After a pilot program successfully connected 45 Wise County households with SpaceX’s Starlink high-speed satellite internet, regional efforts are underway to broaden access to the service spearheaded by billionaire Elon Musk.
Scott Kiser, director of technology for Wise County Public Schools, helped shepherd the pilot for families of students early this year. SpaceX’s Starlink constellation of 1,300 low-orbiting satellites delivers 80 to 150 Mpbs download speeds via a 23-inch diameter dish. Pilot users “couldn’t be happier,” Kiser says.
Though families in the yearlong pilot program receive the service free, it has an upfront cost of $499, plus a monthly $99 fee.
Starlink’s retail cost could be a barrier in economically disadvantaged areas, but alternatives can be prohibitively expensive. Kiser cites the $25,000 estimate a cable/DSL broadband provider gave one family to extend service by a quarter mile to their home.
“We have a lot of mountains in the area, a lot of valleys and hollows,” which makes it extremely costly and difficult to offer high-speed services like cable or fiber requiring buried cables, says Jonathan Belcher, executive director of the Virginia Coalfield Economic Development Authority.

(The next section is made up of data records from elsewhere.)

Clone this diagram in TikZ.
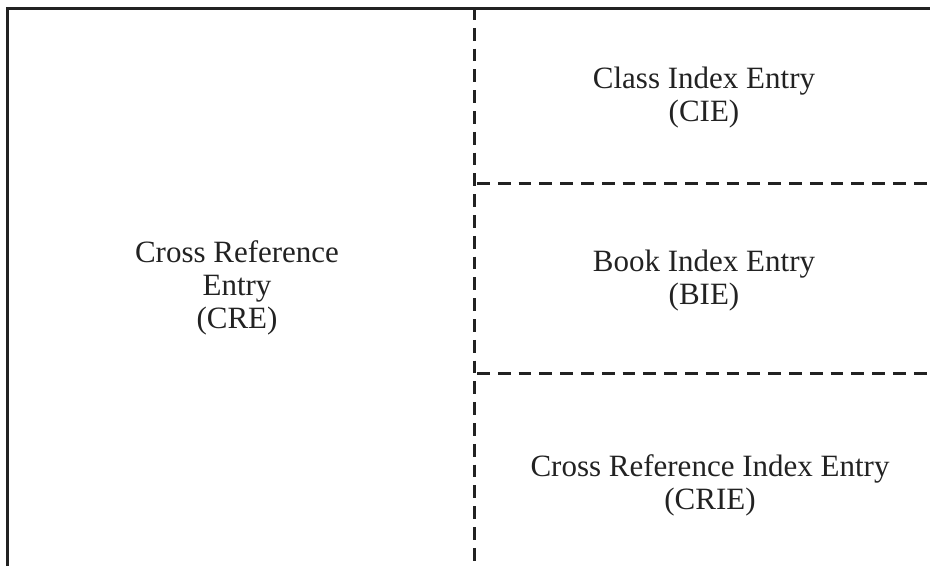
\documentclass[tikz,border=0pt]{standalone}
\usepackage{fontspec}
\setmainfont{Liberation Serif}
\definecolor{inkgray}{HTML}{222222}
\tikzset{
  frameline/.style={draw=inkgray, line width=3pt},
  splitline/.style={draw=inkgray, line width=3pt, dash pattern=on 12.8pt off 8pt},
  entrytext/.style={text=inkgray, align=center, font=\fontsize{31}{33}\selectfont}
}
\begin{document}
\begin{tikzpicture}[x=1pt, y=-1pt]
	\useasboundingbox (0,0) rectangle (930,566);
	% outer frame (left and top only)
	\draw[frameline] (7,566) -- (7,8) -- (930,8);
	% column split and row splits
	\draw[splitline] (474.5,7) -- (474.5,566);
	\draw[splitline] (477,183) -- (930,183);
	\draw[splitline] (477,373) -- (930,373);
	% entries
	\node[entrytext] (cre) at (237,288) {Cross Reference\\Entry\\(CRE)};
	\node[entrytext] (cie) at (704,98) {Class Index Entry\\(CIE)};
	\node[entrytext] (bie) at (704,281) {Book Index Entry\\(BIE)};
	\node[entrytext] (crie) at (710,485) {Cross Reference Index Entry\\(CRIE)};
\end{tikzpicture}
\end{document}
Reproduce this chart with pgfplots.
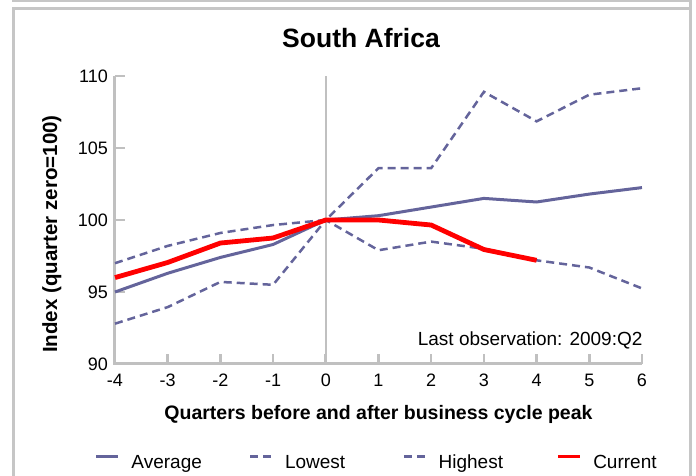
\documentclass[border=0pt]{standalone}
\usepackage{pgfplots}
\pgfplotsset{compat=1.18}
\usepackage{fontspec}
\setmainfont{Liberation Sans}

\definecolor{framegray}{RGB}{198,198,198}
\definecolor{axgray}{RGB}{192,192,192}
\definecolor{slate}{RGB}{100,100,155}
\definecolor{curred}{RGB}{255,0,0}

\begin{document}
\begin{tikzpicture}[x=1pt,y=1pt]
\useasboundingbox (0,0) rectangle (696,476);

% panel frame
\draw[framegray, line width=2.6pt] (12,474.8) -- (690.5,474.8) -- (690.5,0);
\draw[framegray, line width=3pt] (13.5,0) -- (13.5,467.5) -- (690,467.5);

% title
\node[anchor=base, font=\fontsize{26.5}{30}\selectfont\bfseries] at (361,428.5) {South Africa};

\begin{axis}[
  at={(115pt,112pt)}, anchor=south west,
  scale only axis, width=527pt, height=288pt,
  xmin=-4, xmax=6, ymin=90, ymax=110,
  clip=false,
  axis x line=bottom, axis y line=left,
  axis line style={draw=none},
  xtick={-4,-3,-2,-1,0,1,2,3,4,5,6},
  xticklabels={-4,-3,-2,-1,0,1,2,3,4,5,6},
  ytick={90,95,100,105,110},
  yticklabels={90,95,100,105,110},
  tick align=inside,
  major tick length=10pt,
  major tick style={draw=axgray, line width=2.6pt},
  /pgf/number format/assume math mode=true,
  tick label style={font=\fontsize{18}{20}\selectfont},
  xticklabel style={inner sep=0pt, anchor=north, yshift=-10pt},
  yticklabel style={inner sep=0pt, anchor=east, xshift=-7pt},
  every axis x label/.style={at={(axis description cs:0.5,0)}, anchor=base, yshift=-56pt,
    font=\fontsize{19.5}{22}\selectfont\bfseries},
  every axis y label/.style={at={(axis description cs:-0.120,0.451)}, rotate=90, anchor=center,
    font=\fontsize{20.5}{23}\selectfont\bfseries},
  xlabel={Quarters before and after business cycle peak},
  ylabel={Index (quarter zero=100)},
  legend columns=4,
  legend cell align=left,
  legend style={at={(axis description cs:-0.038,-0.342)}, anchor=west,
    draw=none, fill=none, inner sep=0pt, outer sep=0pt,
    nodes={inner sep=0pt},
    font=\fontsize{19}{22}\selectfont,
    /tikz/every even column/.append style={column sep=18.6pt},
    /tikz/every odd column/.append style={column sep=11.5pt}},
  legend image code/.code={\draw[#1] (0pt,6.5pt) -- (22pt,6.5pt);},
]

% axis lines and the quarter-zero reference line
\draw[axgray, line width=3pt] (axis cs:-4,110) -- (axis cs:-4,90) -- (axis cs:6,90);
\draw[axgray, line width=2.2pt] (axis cs:0,90) -- (axis cs:0,110);

% average path
\addplot[slate, line width=3pt] coordinates {
  (-4,95.0) (-3,96.3) (-2,97.4) (-1,98.3) (0,100) (1,100.3)
  (2,100.9) (3,101.5) (4,101.25) (5,101.8) (6,102.25)};
\addlegendentry{\makebox[99pt][l]{Average}}

% lowest path
\addplot[slate, line width=2.5pt, dash pattern=on 8pt off 5pt] coordinates {
  (-4,92.8) (-3,93.95) (-2,95.7) (-1,95.5) (0,100) (1,97.9)
  (2,98.5) (3,98.0) (4,97.2) (5,96.7) (6,95.25)};
\addlegendentry{\makebox[99pt][l]{Lowest}}

% highest path
\addplot[slate, line width=2.5pt, dash pattern=on 8pt off 5pt] coordinates {
  (-4,97.0) (-3,98.2) (-2,99.1) (-1,99.65) (0,100) (1,103.6)
  (2,103.6) (3,108.9) (4,106.85) (5,108.7) (6,109.15)};
\addlegendentry{\makebox[99pt][l]{Highest}}

% current cycle
\addplot[curred, line width=4.8pt,
  legend image code/.code={\draw[curred, line width=3.5pt] (0pt,6.5pt) -- (22pt,6.5pt);}]
  coordinates {
  (-4,96.0) (-3,97.05) (-2,98.4) (-1,98.75) (0,100) (1,100.0)
  (2,99.65) (3,97.95) (4,97.2)};
\addlegendentry{Current}

\end{axis}

\node[anchor=base east, font=\fontsize{19}{22}\selectfont] at (646,130) {Last observation: 2009:Q2};
\end{tikzpicture}
\end{document}
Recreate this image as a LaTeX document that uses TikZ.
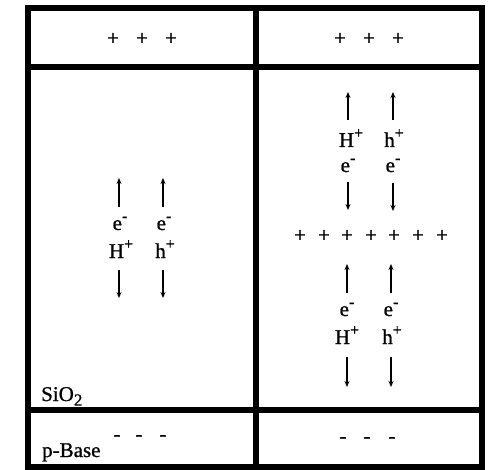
\documentclass[tikz,border=0pt]{standalone}
\usepackage{fontspec}
\setmainfont[FakeBold=0.9]{Liberation Serif}
\usetikzlibrary{arrows.meta}
\newcommand{\myup}[1]{\raisebox{0.42em}{\fontsize{16}{18}\selectfont #1}}
\begin{document}
\begin{tikzpicture}[x=1pt,y=-1pt,
  frame/.style={line width=6pt},
  lbl/.style={font=\fontsize{21}{24}\selectfont, inner sep=0pt, anchor=base},
  sym/.style={font=\fontsize{21}{24}\selectfont, inner sep=0pt},
  arr/.style={line width=1.3pt, -{Stealth[length=6pt,width=5pt]}}]
\useasboundingbox (0,0) rectangle (489,470);
% frame
\draw[frame] (28,8) rectangle (482,467);
\draw[frame] (28,67.5) -- (482,67.5);
\draw[frame] (28,410) -- (482,410);
\draw[frame] (255.5,8) -- (255.5,467);
% plus signs
\foreach \i/\x in {1/113,2/142,3/171} \node[sym] (tl\i) at (\x,39) {+};
\foreach \i/\x in {1/340,2/369,3/398} \node[sym] (tr\i) at (\x,39) {+};
\foreach \i/\x in {1/300,2/324,3/347,4/371,5/394,6/418,7/442} \node[sym] (mr\i) at (\x,236) {+};
% minus signs
\foreach \i/\x in {1/117,2/139,3/163} \node[sym] (bl\i) at (\x,438) {-};
\foreach \i/\x in {1/343,2/367,3/392} \node[sym] (br\i) at (\x,440) {-};
% left column labels
\node[lbl] (le1) at (120,230) {e\myup{-}};
\node[lbl] (le2) at (164,230) {e\myup{-}};
\node[lbl] (lH) at (121,258) {H\myup{+}};
\node[lbl] (lh) at (165,258) {h\myup{+}};
% right upper labels
\node[lbl] (uH) at (351,147) {H\myup{+}};
\node[lbl] (uh) at (394,147) {h\myup{+}};
\node[lbl] (ue1) at (348,172) {e\myup{-}};
\node[lbl] (ue2) at (393,172) {e\myup{-}};
% right lower labels
\node[lbl] (de1) at (347,316) {e\myup{-}};
\node[lbl] (de2) at (391,316) {e\myup{-}};
\node[lbl] (dH) at (347,344) {H\myup{+}};
\node[lbl] (dh) at (392,344) {h\myup{+}};
% layer names
\node[lbl, anchor=base west] (sio) at (41,401) {SiO\raisebox{-0.22em}{\fontsize{17}{18}\selectfont 2}};
\node[lbl, anchor=base west] (pb) at (42,457) {p-Base};
% arrows
\foreach \n/\x/\ya/\yb in {a1/119/207/178, a2/163/207/178,
    a3/119/270/298, a4/163/270/298,
    a5/348/120/92, a6/393/120/92,
    a7/348/182/210, a8/393/183/211,
    a9/347/293/264, a10/391/293/264,
    a11/347/357/387, a12/391/357/387} {
  \coordinate (\n s) at (\x,\ya);
  \coordinate (\n e) at (\x,\yb);
  \draw[arr] (\n s) -- (\n e);
}
\end{tikzpicture}
\end{document}
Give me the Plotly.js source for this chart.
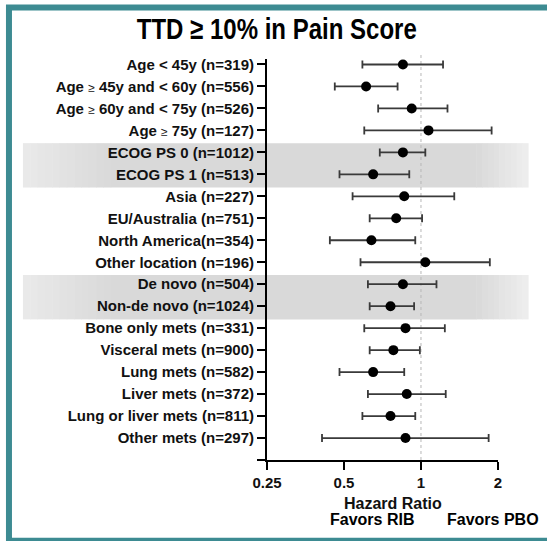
<!DOCTYPE html>
<html>
<head>
<meta charset="utf-8">
<script src="https://cdn.plot.ly/plotly-3.0.1.min.js"></script>
<style>
html,body{margin:0;padding:0;background:#fff;}
#chart{width:547px;height:541px;}
</style>
</head>
<body>
<div id="chart"></div>
<script>
// ---- data ----
var GE = '<span style="font-size:12px;font-weight:normal">≥</span>';
var labels = [
  'Age < 45y (n=319)',
  'Age ' + GE + ' 45y and < 60y (n=556)',
  'Age ' + GE + ' 60y and < 75y (n=526)',
  'Age ' + GE + ' 75y (n=127)',
  'ECOG PS 0 (n=1012)',
  'ECOG PS 1 (n=513)',
  'Asia (n=227)',
  'EU/Australia (n=751)',
  'North America(n=354)',
  'Other location (n=196)',
  'De novo (n=504)',
  'Non-de novo (n=1024)',
  'Bone only mets (n=331)',
  'Visceral mets (n=900)',
  'Lung mets (n=582)',
  'Liver mets (n=372)',
  'Lung or liver mets (n=811)',
  'Other mets (n=297)'
];
var hr = [0.85, 0.61, 0.92, 1.07, 0.85, 0.65, 0.86, 0.80, 0.64, 1.04, 0.85, 0.76, 0.87, 0.78, 0.65, 0.88, 0.76, 0.87];
var lo = [0.59, 0.46, 0.68, 0.60, 0.69, 0.48, 0.54, 0.63, 0.44, 0.58, 0.62, 0.63, 0.60, 0.63, 0.48, 0.62, 0.59, 0.41];
var hi = [1.22, 0.81, 1.27, 1.89, 1.04, 0.90, 1.35, 1.01, 0.95, 1.86, 1.15, 0.94, 1.24, 0.99, 0.86, 1.25, 0.95, 1.84];
var xTickVals = [0.25, 0.5, 1, 2];
var xTickText = ['0.25', '0.5', '1', '2'];
var shadedGroups = [[5, 6], [11, 12]]; // row numbers with grey band

// ---- build ----
var rows = labels.map(function (_, i) { return i + 1; });
var errPlus = hi.map(function (h, i) { return h - hr[i]; });
var errMinus = lo.map(function (l, i) { return hr[i] - l; });

var trace = {
  type: 'scatter',
  mode: 'markers',
  x: hr,
  y: rows,
  marker: { color: '#000', size: 10 },
  error_x: {
    type: 'data', symmetric: false,
    array: errPlus, arrayminus: errMinus,
    color: '#3a3a3a', thickness: 1.8, width: 4
  },
  hoverinfo: 'skip',
  cliponaxis: false
};

var TEAL = '#3d8b92';
var FONT = 'Liberation Sans, Arial, sans-serif';

// plot-area geometry helpers (paper units) for decoration only
var PL = 266.7, PW = 231.6;
function px2paper(p) { return (p - PL) / PW; }
function grey(v) { v = Math.round(v); return 'rgb(' + v + ',' + v + ',' + v + ')'; }

var shapes = [];
shadedGroups.forEach(function (g) {
  var y0 = g[0] - 0.42, y1 = g[1] + 0.6;
  shapes.push({
    type: 'rect', layer: 'below', xref: 'paper', yref: 'y',
    x0: px2paper(110), x1: px2paper(477), y0: y0, y1: y1,
    fillcolor: grey(217), line: { width: 0 }
  });
  // soft fade at both ends of the band
  var nL = 12, nR = 9, i, a, b;
  for (i = 0; i < nL; i++) {
    a = 22 + (110 - 22) * i / nL; b = 22 + (110 - 22) * (i + 1) / nL;
    shapes.push({ type: 'rect', layer: 'below', xref: 'paper', yref: 'y',
      x0: px2paper(a), x1: px2paper(b + 0.5), y0: y0, y1: y1,
      fillcolor: grey(234 - (234 - 217) * (i + 0.5) / nL), line: { width: 0 } });
  }
  for (i = 0; i < nR; i++) {
    a = 477 + (529 - 477) * i / nR; b = 477 + (529 - 477) * (i + 1) / nR;
    shapes.push({ type: 'rect', layer: 'below', xref: 'paper', yref: 'y',
      x0: px2paper(a - 0.5), x1: px2paper(b), y0: y0, y1: y1,
      fillcolor: grey(217 + (238 - 217) * (i + 0.5) / nR), line: { width: 0 } });
  }
});
shapes.push({
  type: 'line', layer: 'below', xref: 'x', yref: 'paper',
  x0: 1, x1: 1, y0: 0, y1: 1.015,
  line: { color: '#b8b8b8', width: 1, dash: 'dot' }
});
shapes.push({
  type: 'rect', xref: 'paper', yref: 'paper',
  x0: px2paper(8), x1: 1.25, y0: -0.2015, y1: 1.1283,
  line: { color: TEAL, width: 6 }, fillcolor: 'rgba(0,0,0,0)'
});

var layout = {
  width: 547, height: 541,
  margin: { l: 266.7, r: 48.7, t: 58.5, b: 81 },
  paper_bgcolor: '#fff', plot_bgcolor: 'rgba(0,0,0,0)',
  showlegend: false,
  title: {
    text: 'TTD ≥ 10% in Pain Score',
    x: 0.506, xanchor: 'center', y: 0.948, yanchor: 'middle',
    font: { family: FONT, size: 30, color: '#000', weight: 'bold' }
  },
  xaxis: {
    type: 'log',
    range: [Math.log10(0.25) - 0.0004, Math.log10(2) + 0.0004],
    tickvals: xTickVals, ticktext: xTickText,
    ticks: 'outside', ticklen: 8, tickwidth: 2, tickcolor: '#000',
    showline: true, linecolor: '#000', linewidth: 2,
    showgrid: false, zeroline: false,
    tickfont: { family: FONT, size: 15, color: '#111', weight: 'bold' }
  },
  yaxis: {
    range: [19, 0.75],
    tickvals: rows.concat([19]), ticktext: labels.concat(['']),
    ticks: 'outside', ticklen: 8, tickwidth: 2, tickcolor: '#000',
    showline: true, linecolor: '#000', linewidth: 2,
    showgrid: false, zeroline: false,
    tickfont: { family: FONT, size: 15, color: '#111', weight: 'bold' }
  },
  shapes: shapes,
  annotations: [
    { text: 'Hazard Ratio', xref: 'paper', yref: 'paper', x: 0.545, y: -0.1096,
      xanchor: 'center', yanchor: 'middle', showarrow: false,
      font: { family: FONT, size: 16, color: '#111', weight: 'bold' } },
    { text: 'Favors RIB', xref: 'paper', yref: 'paper', x: 0.4547, y: -0.149,
      xanchor: 'center', yanchor: 'middle', showarrow: false,
      font: { family: FONT, size: 16, color: '#000', weight: 'bold' } },
    { text: 'Favors PBO', xref: 'paper', yref: 'paper', x: 0.977, y: -0.149,
      xanchor: 'center', yanchor: 'middle', showarrow: false,
      font: { family: FONT, size: 16, color: '#000', weight: 'bold' } }
  ]
};

Plotly.newPlot('chart', [trace], layout, { displayModeBar: false, staticPlot: true }).then(function (gd) {
  // the reference title uses a narrow bold face
  var t = gd.querySelector('.gtitle');
  if (t) {
    t.setAttribute('textLength', '280');
    t.setAttribute('lengthAdjust', 'spacingAndGlyphs');
  }
});
</script>
</body>
</html>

Satellite internet overcomes topography and last-mile issues, but the major providers have higher orbit satellites that are much slower than Starlink, which began beta testing in August 2020.
As many as 60% of households in Southern Virginia, Southwest Virginia and the Shenandoah Valley have no internet subscription, according to 2019 data from the Federal Reserve Bank of Richmond.
“Southwest Virginia has long been affected by the digital divide,” says Kristie Proctor, executive director of the Center for Rural Virginia. But the pandemic made it “the priority.”
This year the Virginia Telecommunications Initiative awarded $28.77 million in grants to help increase broadband access in Southwest Virginia, Proctor says, though Starlink isn’t included in the state’s definition of high-speed internet.
Belcher’s EDA, which serves a 200-mile area from Bluefield to the Cumberland Gap, has received a $500,000 state grant to provide Starlink service to about 300 households. Broadband improves education, telehealth and work opportunities, he says, and his team is working to expand access: “We would want it to benefit everybody in the region.”
U.S. Rep. Morgan Griffith, R-Salem, visited Wise in April to learn about the Starlink pilot, and state and local officials are watching too.
“New space-based satellite internet programs like this can provide a viable and more cost-efficient alternative to expanding internet to rural and underserved areas,” says state Sen. Todd Pillion, R-Abingdon.